My solution: Damn the formats and DRM! Read what I want to read! Let the future sort itself out.
I want my own personal library, and I want it available even when I can’t pick up a wireless signal. That means my library needs to reside on a portable usb hard drive that I can carry around and hook to any computer available. So, DRM’ed books in funny formats served out of the cloud are not going to suffice. The whole point of ebooks as opposed to print was to not be chained down to certain locales.
None of the seven issues you raise would be solved by Amazon adopting epub.
1. Would still be a problem because it’s a DRM issue, not a format issue.
2. Again, DRM.
3. Formats are totally unrelated to exclusivity. B&N has exclusive arrangements and they already use epub.

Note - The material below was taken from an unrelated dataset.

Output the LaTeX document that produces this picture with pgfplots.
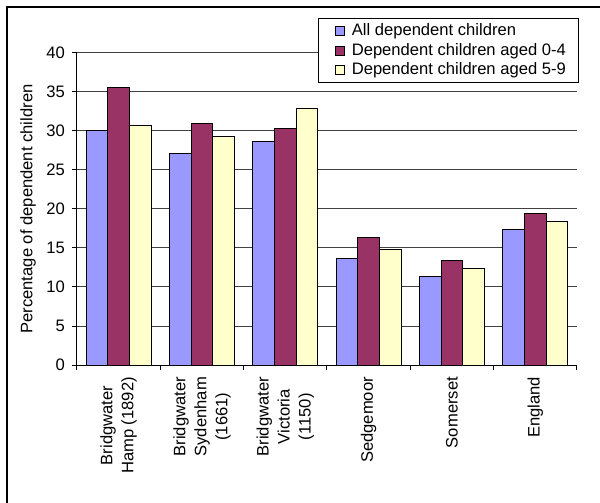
\documentclass[border=0pt]{standalone}
\usepackage{fontspec}
\setmainfont{Liberation Sans}
\usepackage{pgfplots}
\pgfplotsset{compat=1.18}

\definecolor{allblue}{HTML}{9999FF}
\definecolor{agedplum}{HTML}{993366}
\definecolor{agedcream}{HTML}{FFFFCC}

\newcommand{\chartfont}{\fontsize{8.3}{10.5}\selectfont}

\begin{document}
\begin{tikzpicture}
\begin{axis}[
  scale only axis,
  width=250pt, height=156pt,
  at={(0,0)}, anchor=south west,
  xmin=-0.5, xmax=5.5,
  ymin=0, ymax=40,
  ytick={0,5,...,40},
  xtick={0,1,2,3,4,5},
  xticklabels={{Bridgwater\\Hamp (1892)},{Bridgwater\\Sydenham\\(1661)},{Bridgwater\\Victoria\\(1150)},Sedgemoor,Somerset,England},
  xticklabel style={rotate=90, anchor=east, align=center, font=\chartfont},
  yticklabel style={font=\chartfont},
  /pgf/number format/assume math mode=true,
  x tick style={draw=none},
  extra x ticks={-0.5,0.5,1.5,2.5,3.5,4.5,5.5},
  extra x tick labels={},
  extra x tick style={grid=none, x tick style={draw=black, line width=0.5pt}, major tick length=2.5pt},
  tick align=outside,
  major tick length=2.5pt,
  y tick style={black, line width=0.5pt},
  axis lines*=left,
  axis line style={black, line width=0.5pt},
  ymajorgrids,
  major grid style={black!75, line width=0.5pt},
  ylabel={Percentage of dependent children},
  ylabel style={at={(axis description cs:-0.098,0.5)}, anchor=center, font=\chartfont},
  ybar,
  bar width=0.26,
  every axis plot/.append style={draw=black, line width=0.5pt},
  legend style={
    at={(0.4826,1.111)}, anchor=north west,
    draw=black, line width=0.5pt,
    font=\chartfont,
    inner xsep=6.5pt, inner ysep=1pt,
    nodes={inner xsep=0pt, inner ysep=1.2pt},
    row sep=0pt, column sep=0pt,
    legend cell align=left,
  },
  legend image code/.code={%
    \path[draw=none, fill=none] (0pt,0pt) -- (10pt,0pt);
    \draw[#1, line width=0.5pt] (2pt,-2.25pt) rectangle (6.5pt,2.25pt);},
]
\addplot[fill=allblue, bar shift=-0.26] coordinates {
  (0,30.0) (1,27.1) (2,28.6) (3,13.6) (4,11.4) (5,17.4)};
\addplot[fill=agedplum, bar shift=0] coordinates {
  (0,35.6) (1,31.0) (2,30.3) (3,16.3) (4,13.4) (5,19.4)};
\addplot[fill=agedcream, bar shift=0.26] coordinates {
  (0,30.7) (1,29.3) (2,32.9) (3,14.8) (4,12.4) (5,18.4)};
\legend{All dependent children, Dependent children aged 0-4, Dependent children aged 5-9}
\end{axis}
% outer chart frame
\draw[black, line width=0.6pt] (-35pt,-72.5pt) rectangle (263pt,179pt);
\pgfresetboundingbox
\path[use as bounding box] (-38.5pt,-69pt) rectangle (261.5pt,182.5pt);
\end{tikzpicture}
\end{document}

4. Anyone can easily build an app that reads epub and mobi files. A single format would make that easier, but DRM.
5. People are bound to Amazon’s ecosystem because they deliver a better reading experience, not because of the format.

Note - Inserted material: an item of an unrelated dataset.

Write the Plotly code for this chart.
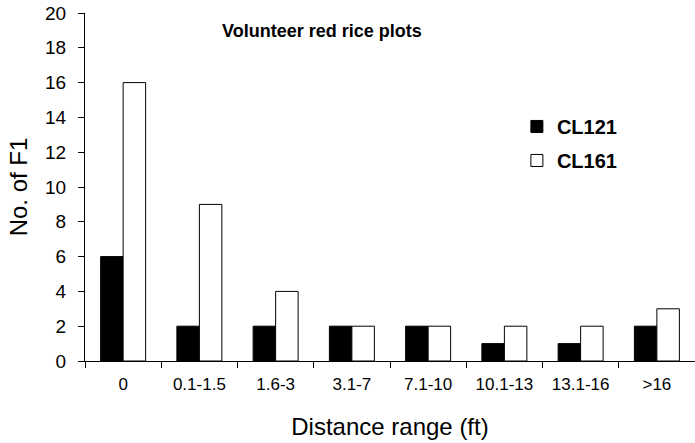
import plotly.graph_objs as go

# data
categories = ['0', '0.1-1.5', '1.6-3', '3.1-7', '7.1-10', '10.1-13', '13.1-16', '>16']
cl121 = [6, 2, 2, 2, 2, 1, 1, 2]
cl161 = [16, 9, 4, 2, 2, 2, 2, 3]
y_ticks = [0, 2, 4, 6, 8, 10, 12, 14, 16, 18, 20]

font_family = 'Liberation Sans, Arial, sans-serif'

data = [
    go.Bar(x=categories, y=cl121, name='CL121', legendgroup='a',
           marker=dict(color='black', line=dict(color='black', width=1))),
    go.Bar(x=categories, y=cl161, name='CL161', legendgroup='b',
           marker=dict(color='white', line=dict(color='black', width=1))),
]

layout = go.Layout(
    width=695, height=443,
    margin=dict(l=85, r=0, t=13, b=82),
    paper_bgcolor='white',
    plot_bgcolor='white',
    font=dict(family=font_family, color='black'),
    barmode='group',
    bargap=0.41,
    bargroupgap=0,
    showlegend=True,
    legend=dict(
        x=0.708, y=0.73, xanchor='left', yanchor='top',
        font=dict(size=20, family=font_family, weight='bold'),
        bgcolor='rgba(0,0,0,0)',
        traceorder='grouped',
        tracegroupgap=5,
        itemwidth=30,
    ),
    annotations=[
        dict(text='<b>Volunteer red rice plots</b>', x=0.389, y=0.948,
             xref='paper', yref='paper', showarrow=False,
             xanchor='center', yanchor='middle',
             font=dict(size=18, family=font_family)),
    ],
    xaxis=dict(
        type='category',
        range=[-0.5, 7.5],
        automargin=False,
        showline=True, linecolor='black', linewidth=1,
        ticks='outside', tickson='boundaries', ticklen=6, tickcolor='black',
        tickfont=dict(size=17),
        ticklabelstandoff=8,
        title=dict(text='Distance range (ft)', font=dict(size=24), standoff=24),
        showgrid=False, zeroline=False,
    ),
    yaxis=dict(
        range=[0, 20],
        tickvals=y_ticks,
        automargin=False,
        showline=True, linecolor='black', linewidth=1,
        ticks='outside', ticklen=6, tickcolor='black',
        tickfont=dict(size=19),
        ticklabelstandoff=8,
        ticklabeloverflow='allow',
        title=dict(text='No. of F1', font=dict(size=24), standoff=10),
        showgrid=False, zeroline=False,
    ),
)

fig = go.Figure(data=data, layout=layout)
# drop the default page margin so the figure sits at the window's corner
fig.write_html('out.html', config={'displayModeBar': False},
               post_script="document.body.style.margin = '0';")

6. You know that it all (excluding FXL) ends up being html and css, right? Do you really think Readium has something that Microsoft, Google, and Apple don’t? AFAIK, Readium isn’t even building a rendering engine. I think they are using webkit, which is exactly the same thing in all of Amazon’s newer devices and apps.
7. Looks to me like the mobi part of the market is growing and the epub part is the one shrinking. If that’s the case, and you really want the market to grow, you should be encouraging the epub folks to switch to mobi. But seriously, mobi isn’t holding back the growth of ebooks.
Thanks, William, but I’ve addressed the DRM issue.
1 & 2. The best solution isn’t just ePub in most cases, but also no DRM. I’ve said it already.
3. B&N? Yes, they’re another example of the nastiness of limiting certain reading choices to certain formats. I’m using a generic approach to bash proprietary formats or quasi proprietary formats, as opposed to saying Amazon is the only sinner. B&N uses DRM to make ePub in effect proprietary. Technically DRM isn’t the same as format. But in real life, it is, alas. It’s another way to limit customer choices. Bad!
4. Glad you see the light here, in at least one respect: a single format would indeed make life easier for app developers. And once again, I’ve already addressed the DRM issue.
5. Methinks Amazon and competitors alike would fare better with ePub and without DRM since people could own e-books for real and since they could read them on the apps optimal for them. Amazon’s reading software sucks (at least as far as I’m concerned) compared to Moon+ Reader Pro and the like. Let’s help people achieve the optimal experience for them. No small detail, given all the competition that books as a medium face.
6. If the industry stopped hobbling itself with proprietary approaches, maybe Readium would get more money. As it happens, the project has already come a long way.
7. Of course ePub use isn’t growing as quickly as it could in the world of trade books. And one reason, ironically, is that Kobo and B&N have actually made life harder for readers than Amazon has. Kobo has its own weird twist on ePub. B&N discourages sideloading. The issue is not just formats alone, regardless of how injurious proprietary formats (and DRM) can be.
Agreed that DRM is a major barrier to competition and innovation. However, it is but one of the barriers used by Amazon to protect its turf. The others include whisper sync that shifts the cost of delivery from the reader to the publisher sustaining a superior experience and the K-8 format that suppresses the diversity of content favoring exclusive listings. Taken as an integrated system, these form a formidable competitive barrier.
However, format has other dimensions that need to be treated separately. For example, the emergence of ePub 3 might soon become a factor when Radium.js makes it possible to do all of your reading with web browsers instead of eReaders. Then there are those cases where a proprietary format enables a level of expression unavailable elsewhere. I wrote my last book with Apple’s IBooks Author because it was about ePublishing and eTextbooks and I could actually show my readers what an eTextbook might look like instead of simply describing it in words and static images alone.